Reviewed by: mindshare
Review by Anna Jeavons | 05 March 2021

This review was written for mindshare, a creative community and online mental health publication. Reflections are by mindshare writers with lived experience of mental illness, specifically critiquing through a mental health lens. Content may contain triggering themes. 

This show won me over with a bang, squirt, and a toot-toot-kazoo. 

On entry I was greeted by a familiar scene: a twenty-something-year-old in trackies and a flannelette shirt with unbrushed hair lying in what can only be described as her own filth—food scraps, dirty clothes, dishes, toiletries—with Lana Del Ray playing over the top. Lana’s not my sad-white-woman-music of choice (I prefer Julien Baker), but it did the job. This is what depression often looks like. 

As the show kicks off however, our heroine wakes up and explains that, in actual fact, she is doing great. Having come back from a whimsical ten-month trip to London where she—and she freely admits to this cliché—really “found herself”, she simply doesn’t care for banal “clear desk, clear mind” attitudes. She thrives in chaos. And why wouldn’t she? She’s a free spirit, a nonconformist, a real traveller. 

I won’t summarise any more, but you can rest assured that if you see this show—which you should—you will get to listen to more than smug wanderlust nostalgia. Thankfully, an intervention expands this wily mythomaniac’s repertoire and we get to the good stuff: reflections on the absolute horror of being perceived by other human beings. 

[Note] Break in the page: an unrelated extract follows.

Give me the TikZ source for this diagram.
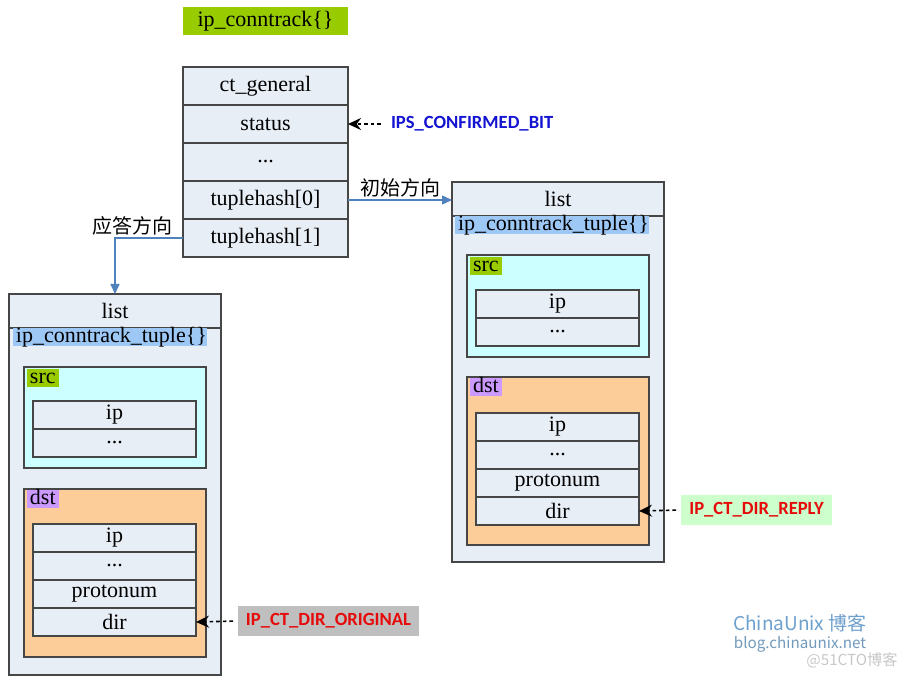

I was pleasantly surprised by just how clever things got. A Slight Exaggeration is well-written, creatively executed and deeply relatable. Poppy Mee—the star of this 48 minute monologue—has a natural flair for storytelling. She’s also really funny. More than once during the show I scribbled reminder notes to make a point of this including “Missy lololol” and “banana statue lololol”. Acting-wise there were a couple of moments where she could have toned it down, but that may just be my taste for subtlety. 

So for creativity, cleverness and hilarity? Five stars easy. I literally muttered “incredible” to myself as Poppy Mee delivered her final punchline and left the stage. 

For mental health awareness? There’s certainly a lot we can learn here around bettering wellbeing.  

A Slight Exaggeration's blurb defines insanity as not knowing fact from fiction. And indeed this show is ultimately about the fictions we create, big and small, to give ourselves a sense of control. How bad is lying for our mental health? Why do we do it? And is healing only really possible when we choose honesty? 

Poppy Mee makes the simple point that maybe we can’t escape the judgement of others, but by holding ourselves accountable and speaking truthfully about our shame, fear, and imperfections, we might be able to find a truer form of happiness than the visions we curate on Instagram. 

At least I think that’s what it’s about. She may just really love NFL. 

Four and a half stars from mindshare.